A federal judge for the second time has refused to allow Westboro Baptist Church to intervene in a case challenging Kansas' ban on gay marriage.

U.S. District Judge Daniel Crabtree first denied Westboro's request in November. He said the church could file an amicus brief.

After plaintiffs amended their complaint to add six new plaintiffs and name three new defendants, Westboro submitted a second request.

Westboro argues that plaintiffs eventually “will include claims that the government should require all churches to marry them upon demand” and, therefore, “WBC is entitled to assert its interests to be protected from being forced to participate in this soul-crushing nation-destroying state-bankrupting sin.”

The church also argues that its religious-based interests are not being represented in the defense mounted by the state.

“Based on the case's current state, the Court finds that existing defendants who seek to uphold Kansas same-sex marriage and recognition bans adequately represent WBC's interest on the issues currently before the Court,” Crabtree said in his 9-page ruling.

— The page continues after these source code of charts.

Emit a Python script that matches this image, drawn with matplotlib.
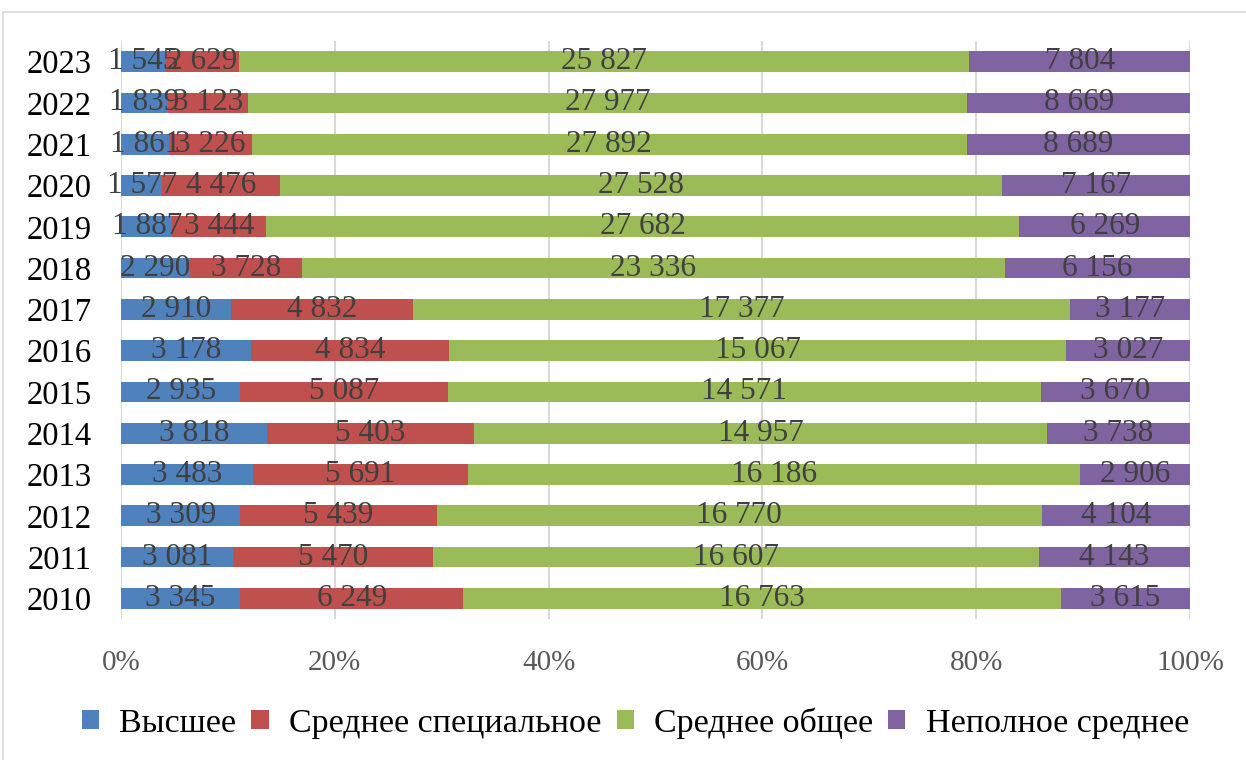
import matplotlib
matplotlib.use("Agg")
import matplotlib.pyplot as plt
from matplotlib.patches import Rectangle, Patch
import numpy as np

years = ["2010", "2011", "2012", "2013", "2014", "2015", "2016",
         "2017", "2018", "2019", "2020", "2021", "2022", "2023"]
higher = [3345, 3081, 3309, 3483, 3818, 2935, 3178, 2910, 2290, 1887, 1577, 1861, 1839, 1545]
sec_special = [6249, 5470, 5439, 5691, 5403, 5087, 4834, 4832, 3728, 3444, 4476, 3226, 3123, 2629]
sec_general = [16763, 16607, 16770, 16186, 14957, 14571, 15067, 17377, 23336, 27682, 27528, 27892, 27977, 25827]
incomplete = [3615, 4143, 4104, 2906, 3738, 3670, 3027, 3177, 6156, 6269, 7167, 8689, 8669, 7804]
series_names = ["Высшее", "Среднее специальное", "Среднее общее", "Неполное среднее"]
colors = ["#4F81BD", "#C0504D", "#9BBB59", "#8064A2"]
xticklabels = ["0%", "20%", "40%", "60%", "80%", "100%"]

plt.rcParams['font.family'] = ['Liberation Serif', 'DejaVu Serif']

W, H = 1246, 760
fig = plt.figure(figsize=(W / 100, H / 100), dpi=100)
ax = fig.add_axes([121 / W, 1 - 619 / H, (1190 - 121) / W, (619 - 41) / H])

data = np.array([higher, sec_special, sec_general, incomplete], dtype=float)
totals = data.sum(axis=0)
shares = data / totals * 100
y = np.arange(len(years))
left = np.zeros(len(years))
for i in range(4):
    ax.barh(y, shares[i], left=left, height=0.5, color=colors[i], zorder=2)
    for j in range(len(years)):
        txt = f"{int(data[i, j]):,}".replace(",", " ")
        ax.text(left[j] + shares[i, j] / 2, y[j], txt, ha="center", va="center",
                fontsize=22.5, color="#404040", zorder=3)
    left += shares[i]

ax.set_xlim(0, 100)
ax.set_ylim(-0.5, len(years) - 0.5)
ax.set_xticks([0, 20, 40, 60, 80, 100])
ax.set_xticklabels(xticklabels, fontsize=21, color="#595959")
ax.set_yticks(y)
ax.set_yticklabels(years, fontsize=23.5, color="black")
ax.tick_params(axis="x", length=0, pad=22)
ax.tick_params(axis="y", length=0, pad=21)
for s in ax.spines.values():
    s.set_visible(False)
ax.grid(axis="x", color="#D9D9D9", lw=1.5, zorder=0)
ax.set_axisbelow(True)

handles = [Patch(facecolor=c, edgecolor="none") for c in colors]
fig.legend(handles, series_names, loc="center", bbox_to_anchor=(0.51, 1 - 723 / H),
           ncol=4, frameon=False, fontsize=24.5, handlelength=0.5, handleheight=0.5,
           handletextpad=0.6, columnspacing=0.45)

fig.add_artist(Rectangle((3 / W, -0.1), 1.2, 1 - 12 / H + 0.1, transform=fig.transFigure,
                         fill=False, edgecolor="#D9D9D9", lw=1.2, clip_on=False))

fig.savefig("out.png", dpi=100)
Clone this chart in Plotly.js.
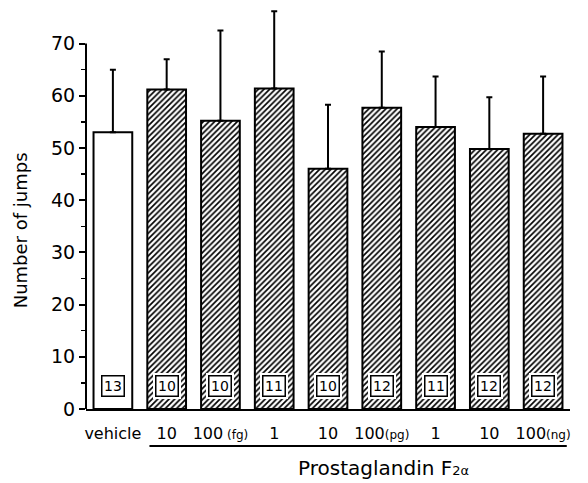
<!DOCTYPE html>
<html>
<head>
<meta charset="utf-8">
<script src="https://cdn.plot.ly/plotly-3.0.1.min.js"></script>
<style>html,body{margin:0;padding:0;background:#fff;}#chart{width:588px;height:483px;}</style>
</head>
<body>
<div id="chart"></div>
<script>
var groups = ["vehicle", "10", "100 (fg)", "1", "10", "100 (pg)", "1", "10", "100 (ng)"];
var tickLabels = ["vehicle", "10", "100<span style='font-size:12px'> (fg)</span>", "1", "10",
  "100<span style='font-size:12px'>(pg)</span>", "1", "10", "100<span style='font-size:12px'>(ng)</span>"];
var means = [53.0, 61.2, 55.2, 61.4, 46.0, 57.7, 54.0, 49.8, 52.7];
var errUp = [12.0, 5.8, 17.3, 14.8, 12.3, 10.8, 9.7, 9.9, 11.0];
var nCounts = [13, 10, 10, 11, 10, 12, 11, 12, 12];
var yTicks = [0, 10, 20, 30, 40, 50, 60, 70];
var yMinor = [5, 15, 25, 35, 45, 55, 65];
var nLabelY = 4.4;

var FONT = "DejaVu Sans, Liberation Sans, Arial";
var idx = groups.map(function(_, i){ return i; });
var fills = idx.map(function(i){ return i === 0 ? "" : "/"; });

var trace = {
  type: "bar",
  x: idx,
  y: means,
  width: 0.72,
  marker: {
    color: "white",
    line: {color: "black", width: 2},
    pattern: {shape: fills, fgcolor: "black", bgcolor: "white", size: 4, solidity: 0.42}
  },
  error_y: {type: "data", symmetric: false, array: errUp, arrayminus: idx.map(function(){return 0;}),
            color: "black", thickness: 2, width: 3},
  hoverinfo: "none"
};

var annotations = [];
idx.forEach(function(i){
  annotations.push({x: i, y: nLabelY, xref: "x", yref: "y", text: String(nCounts[i]), showarrow: false,
    font: {family: FONT, size: 14, color: "white"},
    bgcolor: "white", bordercolor: "white", borderwidth: 1, borderpad: 4});
  annotations.push({x: i, y: nLabelY, xref: "x", yref: "y", text: String(nCounts[i]), showarrow: false,
    font: {family: FONT, size: 14, color: "black"},
    bgcolor: "white", bordercolor: "black", borderwidth: 1.5, borderpad: 1.5});
});
annotations.push({
  x: 5.03, xref: "x", y: -0.147, yref: "paper", yanchor: "middle", xanchor: "center",
  text: "Prostaglandin F<span style='font-size:13px'>2α</span>", showarrow: false,
  font: {family: FONT, size: 20, color: "black"}
});
annotations.push({
  x: -0.136, xref: "paper", xanchor: "center", y: 0.445, yref: "paper", yanchor: "middle",
  textangle: -90, text: "Number of jumps", showarrow: false,
  font: {family: FONT, size: 18, color: "black"}
});

var layout = {
  width: 588, height: 483,
  margin: {l: 86, r: 18, t: 7, b: 74},
  paper_bgcolor: "white", plot_bgcolor: "white",
  showlegend: false,
  xaxis: {
    range: [-0.5, 8.5], tickmode: "array", tickvals: idx, ticktext: tickLabels,
    showline: true, linecolor: "black", linewidth: 2, ticks: "", showgrid: false, zeroline: false,
    ticklabelstandoff: 9,
    tickfont: {family: FONT, size: 16, color: "black"}
  },
  yaxis: {
    range: [0, 77], tickmode: "array", tickvals: yTicks,
    showline: false, ticks: "outside", ticklen: 6, tickwidth: 2, tickcolor: "black",
    minor: {tickmode: "array", tickvals: yMinor, ticks: "outside", ticklen: 4, tickwidth: 1.5, tickcolor: "black", showgrid: false},
    showgrid: false, zeroline: false,
    tickfont: {family: FONT, size: 19, color: "black"}
  },
  shapes: [
    {type: "line", xref: "paper", yref: "y", x0: 0, x1: 0, y0: 0, y1: 70, line: {color: "black", width: 2}},
    {type: "line", xref: "x", yref: "paper", x0: 0.68, x1: 8.44, y0: -0.092, y1: -0.092, line: {color: "black", width: 2}}
  ],
  annotations: annotations
};

Plotly.newPlot("chart", [trace], layout, {staticPlot: true});
</script>
</body>
</html>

Kansas became the 33rd state to allow gay couples to marry after the Supreme Court last month refused to delay implementation of Crabtree's ruling striking down the state's restrictive marriage ban. Officials, however, have appealed the ruling and only a handful of counties are issuing marriage licenses to gay couples.

Crabtree dismissed a similar request to intervene in the case by a straight couple who claimed that allowing gay couples to marry would be tantamount to seizing their marriage property.